Despite recent debate about how well antidepressants really work in people with only mild or moderate depression, a new analysis of drug studies suggests they may have some benefit across the board.
Researchers found that more patients taking Prozac or Effexor had a substantial improvement in their symptoms than those taking a drug-free placebo pill, regardless of how severe those symptoms were to begin with.
"The idea that unless you're very, very ill, you're not going to benefit from treatment does not appear to stand up" when looking closely, said the study's lead author, Robert Gibbons, from the University of Chicago.
Still, not everyone in the studies improved -- on average, about five people had to be treated with one of the drugs for one person to feel better, and the benefits seemed to be diminished among some of the oldest patients.
What's more, one researcher not involved in the study said its findings still don't mean the drugs are any better than non-drug methods of treating depression, such as and being more physically active.

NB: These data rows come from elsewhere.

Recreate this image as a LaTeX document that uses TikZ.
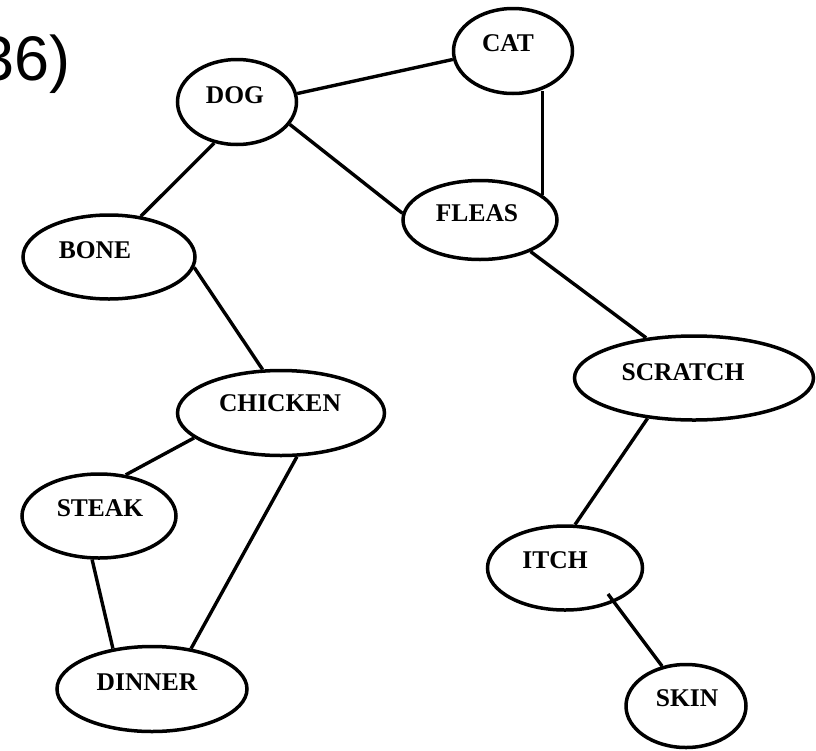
\documentclass[tikz,border=0pt]{standalone}
\usepackage{fontspec}
\setmainfont{Liberation Serif}
\newfontfamily\numfont{Liberation Sans}
\usetikzlibrary{shapes.geometric}

\tikzset{
  blob/.style={draw=black, line width=3.5pt, ellipse, inner sep=0pt},
  word/.style={font=\fontsize{25.5}{30}\selectfont\bfseries, inner sep=0pt},
  link/.style={draw=black, line width=3.4pt}
}

\begin{document}
\begin{tikzpicture}[x=1pt, y=-1pt]
  \useasboundingbox (0,0) rectangle (816,750);
  \fill[white] (0,0) rectangle (816,750);

  % question number, running off the left edge
  \node[anchor=base west, inner sep=0pt, font=\numfont\fontsize{63}{70}\selectfont] (qnum) at (-21,80) {36)};

  % concept nodes
  \node[blob, minimum width=119pt, minimum height=85pt,
        label={[word, xshift=-5pt, yshift=8pt]center:CAT}] (cat) at (513,51) {};
  \node[blob, minimum width=119pt, minimum height=85pt,
        label={[word, xshift=-2pt, yshift=7pt]center:DOG}] (dog) at (237,102) {};
  \node[blob, minimum width=154pt, minimum height=79pt,
        label={[word, xshift=-3pt, yshift=7pt]center:FLEAS}] (fleas) at (480,220) {};
  \node[blob, minimum width=172pt, minimum height=84pt,
        label={[word, xshift=-14pt, yshift=7pt]center:BONE}] (bone) at (109,257) {};
  \node[blob, minimum width=207pt, minimum height=85pt,
        label={[word, xshift=-1pt, yshift=10pt]center:CHICKEN}] (chicken) at (281,413) {};
  \node[blob, minimum width=154pt, minimum height=84pt,
        label={[word, xshift=1pt, yshift=8pt]center:STEAK}] (steak) at (99,516) {};
  \node[blob, minimum width=190pt, minimum height=85pt,
        label={[word, xshift=-5pt, yshift=7pt]center:DINNER}] (dinner) at (152,689) {};
  \node[blob, minimum width=239pt, minimum height=84pt,
        label={[word, xshift=-11pt, yshift=6pt]center:SCRATCH}] (scratch) at (694,378) {};
  \node[blob, minimum width=155pt, minimum height=84pt,
        label={[word, xshift=-10pt, yshift=8pt]center:ITCH}] (itch) at (565,568) {};
  \node[blob, minimum width=120pt, minimum height=83pt,
        label={[word, xshift=1pt, yshift=8pt]center:SKIN}] (skin) at (686,706) {};

  % the ITCH--SKIN line starts a little inside the ITCH ellipse
  \coordinate (itchtail) at (608,594);

  % links
  \draw[link] (dog.8)       -- (cat.188);
  \draw[link] (fleas.22 |- cat.-58) -- (fleas.22);
  \draw[link] (dog.-23)     -- (fleas.175);
  \draw[link] (dog.-119)    -- (bone.52);
  \draw[link] (fleas.-32)   -- (scratch.140);
  \draw[link] (bone.-7)     -- (chicken.113);
  \draw[link] (chicken.196) -- (steak.57);
  \draw[link] (chicken.-70) -- (dinner.46);
  \draw[link] (steak.-99)   -- (dinner.134);
  \draw[link] (scratch.221) -- (itch.77);
  \draw[link] (itchtail)    -- (skin.121);
\end{tikzpicture}
\end{document}
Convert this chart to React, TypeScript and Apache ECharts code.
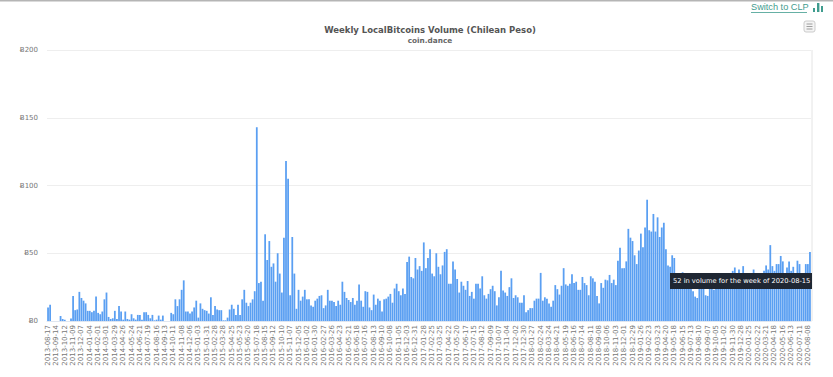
import React, { useEffect, useRef } from "react";
import * as echarts from "echarts";

const firstWeek = "2013-08-17";
const weekCount = 366;
const categories: string[] = Array.from({ length: weekCount }, (_, i) =>
  new Date(Date.parse(firstWeek + "T00:00:00Z") + i * 7 * 86400000).toISOString().slice(0, 10)
);

const volumes2013 = [10,12,0,0,0,0,3.7,1.5,1,0,0,1.8,18.5,8,8.5,21.5,17,15,13,7.5,7.5,6.5,7.5,18,6,5,7,16,21,3,1.5,2,7.5,1.5,11,7,1,7,1.5,1,5,2,1,4.5,4.5,1,6.5,6.5,4.5,2,4.5,0.5,1,4,1,4,0,0,0,6,5];
const volumes2014 = [16,11,16,23,30,7,7,5.5,7,10,15,2.5,13,9,8,7.5,5.5,17.5,4.5,11,8.5,8,8,0.5,0.5,2.5,8.5,12,9,4.5,12,4.5,16,23,13.5,11,13.5,16,22];
const volumes2015 = [143,28,29,15,64,45,59,40,42.5,29,50,35,21,61.5,118,105,19,62,35,9,23];
const volumes2016 = [15,18,23,16,16,11.5,10.5,15,16.5,18.5,19,9.5,11.5,23,15,15,14,11,15,12,29,21.5,17,15.5,14,17,12,15,27,15,10.5,22,21.5,10,8,19.5,12,16.5,15,7,16,16.5,18,20,13.5,24,27.5,22,19,24,20,43.5,47.5,32.5,31.5,46.5,38,40.5,37,58,39,46.5,53];
const volumes2017 = [35,33,50,40,34.5,41,51,53,27.5,27.5,44,38,31,21,29,26,23,29.5,18.5,21.5,16.5,27.5,27.5,24,33,19,16.5,20,23.5,26,22,11.5,17.5,37,22.5,21,18.5,25,31.5,17,19,17.5,13.5,13.5,19,6.5,8,9.5,9.5,15,16.5,16.5,35.5,15,17.5,16.5,13,10.5,15,26.5,23.5,19.5];
const volumes2018 = [26,39,27,26,27.5,34.5,28,29,23,23,32.5,28,26.5,19,33,31.5,29,18.5,13,28,24.5,30.5,30,34,28,30.5,26.5,44.5,54,39,39,44,68,61.5,59,48.5,42,52,64.5,54.5,69,89.5,67,66,79,66,76.5,62,69,72.5,53,41,40,48.5,46.5];
const volumes2019 = [30,28,33,36,33,35,31,28,22,18,17,26,27,24,19,18.5,27,30,23,28,30,29,27,31,30,32,34,37,39.5,33,38,31,40.5,30,32,28,33,38,30,33,28,31,37,41,38,56,40.5,37,42,42,48,44,34,39.5,44,37,40,33,44.5,42,30,28,42,42,51];
const volumes = [...volumes2013, ...volumes2014, ...volumes2015, ...volumes2016, ...volumes2017, ...volumes2018, ...volumes2019];

const titleText = "Weekly LocalBitcoins Volume (Chilean Peso)";
const subtitleText = "coin.dance";
const switchText = "Switch to CLP";
const tooltipText = "52 in volume for the week of 2020-08-15";
const yTicks = [0, 50, 100, 150, 200];
const teal = "#3f9c8e";

export default function App() {
  const ref = useRef<HTMLDivElement>(null);
  useEffect(() => {
    document.body.style.margin = "0";
    const chart = echarts.init(ref.current!, undefined, { renderer: "svg" });
    chart.setOption({
      animation: false,
      backgroundColor: "#fff",
      textStyle: { fontFamily: "'Open Sans', sans-serif" },
      title: {
        text: titleText,
        subtext: subtitleText,
        left: 430,
        top: 25,
        textAlign: "center",
        itemGap: 3,
        padding: 0,
        textStyle: { fontFamily: "'DejaVu Sans', sans-serif", fontSize: 8.5, fontWeight: "bold", color: "#555" },
        subtextStyle: { fontFamily: "'DejaVu Sans', sans-serif", fontSize: 7.3, fontWeight: "bold", color: "#666" },
      },
      grid: { left: 47, right: 22, top: 50, bottom: 56 },
      xAxis: {
        type: "category",
        data: categories,
        boundaryGap: true,
        axisTick: { show: false },
        axisLine: { show: true, lineStyle: { color: "#dfe6f0", width: 1 } },
        axisLabel: {
          interval: 3,
          rotate: 90,
          fontSize: 7,
          color: "#777",
          margin: 4,
          hideOverlap: false,
          fontFamily: "'DejaVu Sans', sans-serif",
        },
      },
      yAxis: {
        type: "value",
        min: 0,
        max: 200,
        interval: 50,
        axisLine: { show: false },
        axisTick: { show: false },
        splitLine: { lineStyle: { color: "#eeeeee", width: 1 } },
        axisLabel: {
          fontSize: 7,
          color: "#777",
          margin: 9,
          fontFamily: "'DejaVu Sans', sans-serif",
          formatter: (v: number) => (yTicks.includes(v) ? "Ƀ" + v : ""),
        },
      },
      series: [
        {
          type: "bar",
          data: volumes,
          barWidth: "85%",
          itemStyle: { color: "#5a9ff2" },
        },
      ],
      graphic: [
        { type: "rect", shape: { x: 0, y: 0, width: 833, height: 1.5 }, style: { fill: "#b5b5b5" } },
        { type: "line", shape: { x1: 812, y1: 50, x2: 812, y2: 321 }, style: { stroke: "#e4e4e4", lineWidth: 1 } },
        { type: "text", x: 751, y: 2, style: { text: switchText, fill: teal, fontSize: 9.2, fontFamily: "'Liberation Sans', sans-serif" } },
        { type: "line", shape: { x1: 751, y1: 12.5, x2: 807, y2: 12.5 }, style: { stroke: teal, lineWidth: 0.8 } },
        { type: "rect", shape: { x: 813, y: 8, width: 2, height: 4 }, style: { fill: teal } },
        { type: "rect", shape: { x: 817, y: 3, width: 2.4, height: 9 }, style: { fill: teal } },
        { type: "rect", shape: { x: 821, y: 6, width: 2, height: 6 }, style: { fill: teal } },
        { type: "rect", shape: { x: 804, y: 21, width: 11, height: 11, r: 2 }, style: { fill: "#f4f4f4", stroke: "#cccccc", lineWidth: 1 } },
        { type: "line", shape: { x1: 806.5, y1: 24, x2: 812.5, y2: 24 }, style: { stroke: "#888", lineWidth: 0.8 } },
        { type: "line", shape: { x1: 806.5, y1: 26.5, x2: 812.5, y2: 26.5 }, style: { stroke: "#888", lineWidth: 0.8 } },
        { type: "line", shape: { x1: 806.5, y1: 29, x2: 812.5, y2: 29 }, style: { stroke: "#888", lineWidth: 0.8 } },
        { type: "rect", z: 100, shape: { x: 670, y: 273, width: 142, height: 16 }, style: { fill: "#1f2733" } },
        { type: "text", z: 101, x: 673, y: 277.5, style: { text: tooltipText, fill: "#ffffff", fontSize: 6.7, fontFamily: "'DejaVu Sans', sans-serif" } },
      ],
    });
    return () => chart.dispose();
  }, []);
  return <div ref={ref} style={{ width: 833, height: 377 }} />;
}
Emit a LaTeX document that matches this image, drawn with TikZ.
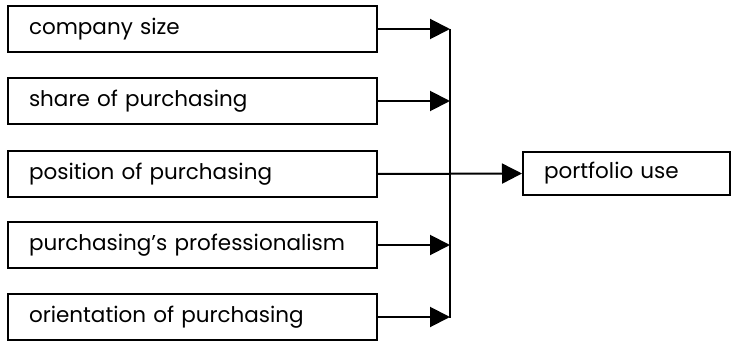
\documentclass[tikz,border=0pt]{standalone}
\usepackage{fontspec}
\setmainfont{Poppins}
\usetikzlibrary{arrows.meta}
\begin{document}
\begin{tikzpicture}[x=1pt,y=-1pt,
  factor/.style={draw, line width=2pt, anchor=west, minimum height=46pt,
    inner xsep=21pt, text width=327pt, align=left,
    font=\fontsize{21.5}{24}\selectfont},
  outcome/.style={factor, minimum height=43pt, text width=165pt},
  link/.style={line width=2pt, -{Triangle[length=20pt,width=20pt]}},
  bus/.style={line width=2pt}]
\useasboundingbox (0,0) rectangle (732,345);
\node[factor] (b1) at (7,29)  {company size};
\node[factor] (b2) at (7,101) {share of purchasing};
\node[factor] (b3) at (7,174) {position of purchasing};
\node[factor] (b4) at (7,245) {purchasing’s professionalism};
\node[factor] (b5) at (7,317) {orientation of purchasing};
\node[outcome] (p) at (522,173.5) {portfolio use};
\coordinate (top) at (450,29);
\coordinate (bot) at (450,318);
\draw[bus] (top) -- (bot);
\foreach \b in {b1,b2,b4,b5}
  \draw[link] (\b.east) -- (\b.east -| top);
\draw[link] (b3.east) -- (p.west);
\end{tikzpicture}
\end{document}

For their analysis, Gibbons and his colleagues looked at outcomes for each individual patient in published and unpublished trials testing the effects of six weeks of treatment with antidepressants versus placebo pills. Most of those trials were funded and run by the pharmaceutical companies that manufacture Prozac and Effexor -- Eli Lilly and Wyeth, respectively.
They included 12 studies of Prozac in adults and four each in elderly patients and youth, as well as 21 trials of immediate- or extended-release Effexor in adults. About 9,000 participants were included.